- WHAT YOU WILL DO -
Copy the lines below as they are; omit the images they contain.

|---|

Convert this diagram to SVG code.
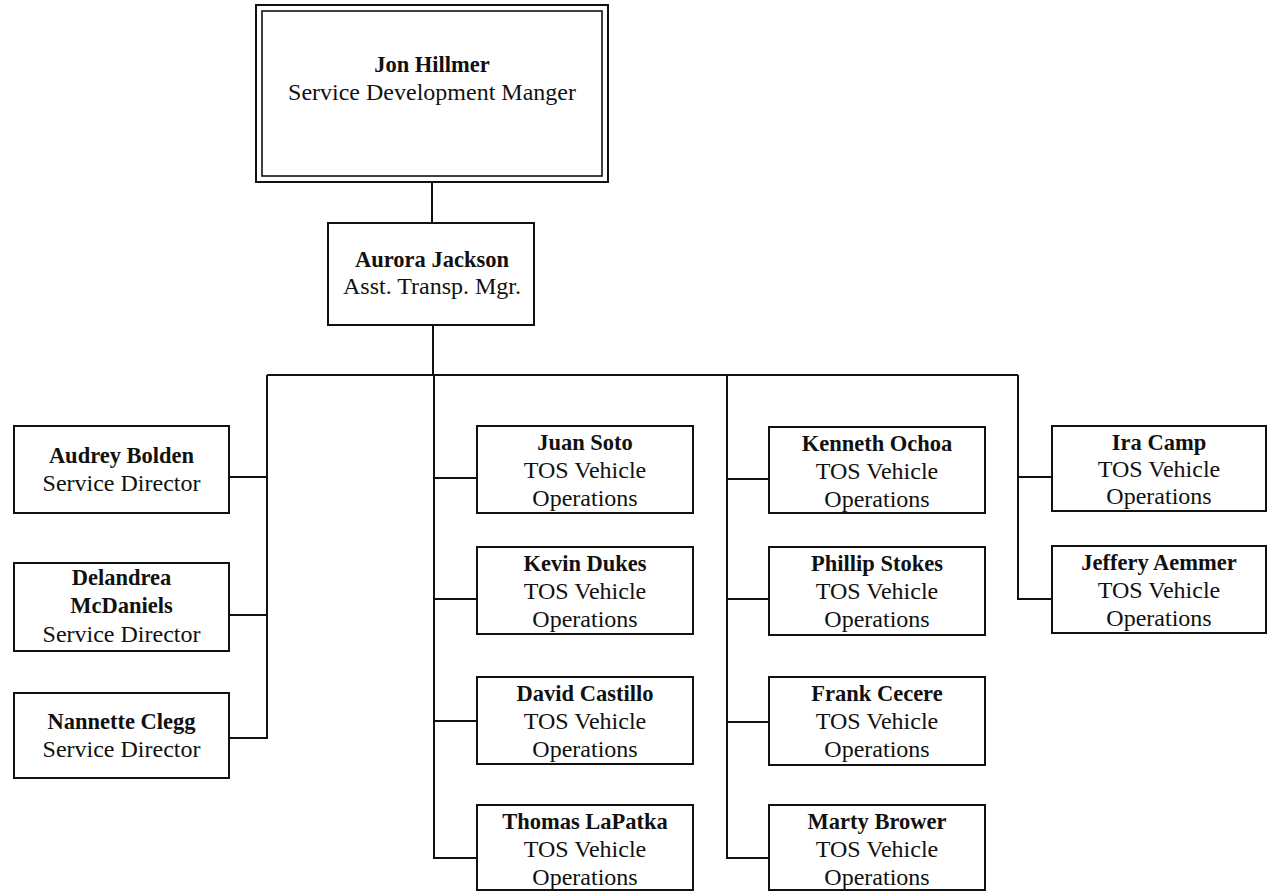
<svg xmlns="http://www.w3.org/2000/svg" width="1268" height="891" viewBox="0 0 1268 891">
<style>
.box{fill:#fff;stroke:#111;stroke-width:2}
.in{fill:none;stroke:#111;stroke-width:1.6}
.c{fill:none;stroke:#111;stroke-width:2}
text{font-family:"Liberation Serif","Times New Roman",serif;fill:#111;text-anchor:middle}
.n{font-weight:bold;font-size:22.5px}
.t{font-size:24px}
</style>
<rect width="1268" height="891" fill="#fff"/>
<g id="connectors">
<path class="c" d="M432 182V223M433 325V375M267 375H1018"/>
<path class="c" d="M267 375V738H229M267 477H229M267 615H229"/>
<path class="c" d="M434 375V858H477M434 478H477M434 599H477M434 721H477"/>
<path class="c" d="M727 375V858H769M727 479H769M727 599H769M727 722H769"/>
<path class="c" d="M1018 375V599H1052M1018 477H1052"/>
</g>
<g id="jon">
<rect class="box" x="256" y="5" width="352" height="177"/>
<rect class="in" x="262" y="11" width="340" height="165"/>
<text class="n" x="432" y="72">Jon Hillmer</text>
<text class="t" x="432" y="100">Service Development Manger</text>
</g>
<g id="aurora">
<rect class="box" x="328" y="223" width="206" height="102"/>
<text class="n" x="432" y="267">Aurora Jackson</text>
<text class="t" x="432" y="294">Asst. Transp. Mgr.</text>
</g>
<g id="audrey">
<rect class="box" x="14" y="426" width="215" height="87"/>
<text class="n" x="121.5" y="463">Audrey Bolden</text>
<text class="t" x="121.5" y="491">Service Director</text>
</g>
<g id="delandrea">
<rect class="box" x="14" y="563" width="215" height="88"/>
<text class="n" x="121.5" y="585">Delandrea</text>
<text class="n" x="121.5" y="613">McDaniels</text>
<text class="t" x="121.5" y="642">Service Director</text>
</g>
<g id="nannette">
<rect class="box" x="14" y="693" width="215" height="85"/>
<text class="n" x="121.5" y="729">Nannette Clegg</text>
<text class="t" x="121.5" y="757">Service Director</text>
</g>
<g id="juan">
<rect class="box" x="477" y="426" width="216" height="87"/>
<text class="n" x="585" y="450">Juan Soto</text>
<text class="t" x="585" y="478">TOS Vehicle</text>
<text class="t" x="585" y="506">Operations</text>
</g>
<g id="kevin">
<rect class="box" x="477" y="547" width="216" height="87"/>
<text class="n" x="585" y="571">Kevin Dukes</text>
<text class="t" x="585" y="599">TOS Vehicle</text>
<text class="t" x="585" y="627">Operations</text>
</g>
<g id="david">
<rect class="box" x="477" y="677" width="216" height="87"/>
<text class="n" x="585" y="701">David Castillo</text>
<text class="t" x="585" y="729">TOS Vehicle</text>
<text class="t" x="585" y="757">Operations</text>
</g>
<g id="thomas">
<rect class="box" x="477" y="805" width="216" height="85"/>
<text class="n" x="585" y="829">Thomas LaPatka</text>
<text class="t" x="585" y="857">TOS Vehicle</text>
<text class="t" x="585" y="885">Operations</text>
</g>
<g id="kenneth">
<rect class="box" x="769" y="427" width="216" height="86"/>
<text class="n" x="877" y="451">Kenneth Ochoa</text>
<text class="t" x="877" y="479">TOS Vehicle</text>
<text class="t" x="877" y="507">Operations</text>
</g>
<g id="phillip">
<rect class="box" x="769" y="547" width="216" height="88"/>
<text class="n" x="877" y="571">Phillip Stokes</text>
<text class="t" x="877" y="599">TOS Vehicle</text>
<text class="t" x="877" y="627">Operations</text>
</g>
<g id="frank">
<rect class="box" x="769" y="677" width="216" height="88"/>
<text class="n" x="877" y="701">Frank Cecere</text>
<text class="t" x="877" y="729">TOS Vehicle</text>
<text class="t" x="877" y="757">Operations</text>
</g>
<g id="marty">
<rect class="box" x="769" y="805" width="216" height="85"/>
<text class="n" x="877" y="829">Marty Brower</text>
<text class="t" x="877" y="857">TOS Vehicle</text>
<text class="t" x="877" y="885">Operations</text>
</g>
<g id="ira">
<rect class="box" x="1052" y="426" width="214" height="85"/>
<text class="n" x="1159" y="450">Ira Camp</text>
<text class="t" x="1159" y="477">TOS Vehicle</text>
<text class="t" x="1159" y="504">Operations</text>
</g>
<g id="jeffery">
<rect class="box" x="1052" y="546" width="214" height="87"/>
<text class="n" x="1159" y="570">Jeffery Aemmer</text>
<text class="t" x="1159" y="598">TOS Vehicle</text>
<text class="t" x="1159" y="626">Operations</text>
</g>
</svg>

|---|

- FINISHED EXERCISE -
Convert this diagram to SVG code.
<svg xmlns="http://www.w3.org/2000/svg" width="1268" height="891" viewBox="0 0 1268 891">
<style>
.box{fill:#fff;stroke:#111;stroke-width:2}
.in{fill:none;stroke:#111;stroke-width:1.6}
.c{fill:none;stroke:#111;stroke-width:2}
text{font-family:"Liberation Serif","Times New Roman",serif;fill:#111;text-anchor:middle}
.n{font-weight:bold;font-size:22.5px}
.t{font-size:24px}
</style>
<rect width="1268" height="891" fill="#fff"/>
<g id="connectors">
<path class="c" d="M432 182V223M433 325V375M267 375H1018"/>
<path class="c" d="M267 375V738H229M267 477H229M267 615H229"/>
<path class="c" d="M434 375V858H477M434 478H477M434 599H477M434 721H477"/>
<path class="c" d="M727 375V858H769M727 479H769M727 599H769M727 722H769"/>
<path class="c" d="M1018 375V599H1052M1018 477H1052"/>
</g>
<g id="jon">
<rect class="box" x="256" y="5" width="352" height="177"/>
<rect class="in" x="262" y="11" width="340" height="165"/>
<text class="n" x="432" y="72">Jon Hillmer</text>
<text class="t" x="432" y="100">Service Development Manger</text>
</g>
<g id="aurora">
<rect class="box" x="328" y="223" width="206" height="102"/>
<text class="n" x="432" y="267">Aurora Jackson</text>
<text class="t" x="432" y="294">Asst. Transp. Mgr.</text>
</g>
<g id="audrey">
<rect class="box" x="14" y="426" width="215" height="87"/>
<text class="n" x="121.5" y="463">Audrey Bolden</text>
<text class="t" x="121.5" y="491">Service Director</text>
</g>
<g id="delandrea">
<rect class="box" x="14" y="563" width="215" height="88"/>
<text class="n" x="121.5" y="585">Delandrea</text>
<text class="n" x="121.5" y="613">McDaniels</text>
<text class="t" x="121.5" y="642">Service Director</text>
</g>
<g id="nannette">
<rect class="box" x="14" y="693" width="215" height="85"/>
<text class="n" x="121.5" y="729">Nannette Clegg</text>
<text class="t" x="121.5" y="757">Service Director</text>
</g>
<g id="juan">
<rect class="box" x="477" y="426" width="216" height="87"/>
<text class="n" x="585" y="450">Juan Soto</text>
<text class="t" x="585" y="478">TOS Vehicle</text>
<text class="t" x="585" y="506">Operations</text>
</g>
<g id="kevin">
<rect class="box" x="477" y="547" width="216" height="87"/>
<text class="n" x="585" y="571">Kevin Dukes</text>
<text class="t" x="585" y="599">TOS Vehicle</text>
<text class="t" x="585" y="627">Operations</text>
</g>
<g id="david">
<rect class="box" x="477" y="677" width="216" height="87"/>
<text class="n" x="585" y="701">David Castillo</text>
<text class="t" x="585" y="729">TOS Vehicle</text>
<text class="t" x="585" y="757">Operations</text>
</g>
<g id="thomas">
<rect class="box" x="477" y="805" width="216" height="85"/>
<text class="n" x="585" y="829">Thomas LaPatka</text>
<text class="t" x="585" y="857">TOS Vehicle</text>
<text class="t" x="585" y="885">Operations</text>
</g>
<g id="kenneth">
<rect class="box" x="769" y="427" width="216" height="86"/>
<text class="n" x="877" y="451">Kenneth Ochoa</text>
<text class="t" x="877" y="479">TOS Vehicle</text>
<text class="t" x="877" y="507">Operations</text>
</g>
<g id="phillip">
<rect class="box" x="769" y="547" width="216" height="88"/>
<text class="n" x="877" y="571">Phillip Stokes</text>
<text class="t" x="877" y="599">TOS Vehicle</text>
<text class="t" x="877" y="627">Operations</text>
</g>
<g id="frank">
<rect class="box" x="769" y="677" width="216" height="88"/>
<text class="n" x="877" y="701">Frank Cecere</text>
<text class="t" x="877" y="729">TOS Vehicle</text>
<text class="t" x="877" y="757">Operations</text>
</g>
<g id="marty">
<rect class="box" x="769" y="805" width="216" height="85"/>
<text class="n" x="877" y="829">Marty Brower</text>
<text class="t" x="877" y="857">TOS Vehicle</text>
<text class="t" x="877" y="885">Operations</text>
</g>
<g id="ira">
<rect class="box" x="1052" y="426" width="214" height="85"/>
<text class="n" x="1159" y="450">Ira Camp</text>
<text class="t" x="1159" y="477">TOS Vehicle</text>
<text class="t" x="1159" y="504">Operations</text>
</g>
<g id="jeffery">
<rect class="box" x="1052" y="546" width="214" height="87"/>
<text class="n" x="1159" y="570">Jeffery Aemmer</text>
<text class="t" x="1159" y="598">TOS Vehicle</text>
<text class="t" x="1159" y="626">Operations</text>
</g>
</svg>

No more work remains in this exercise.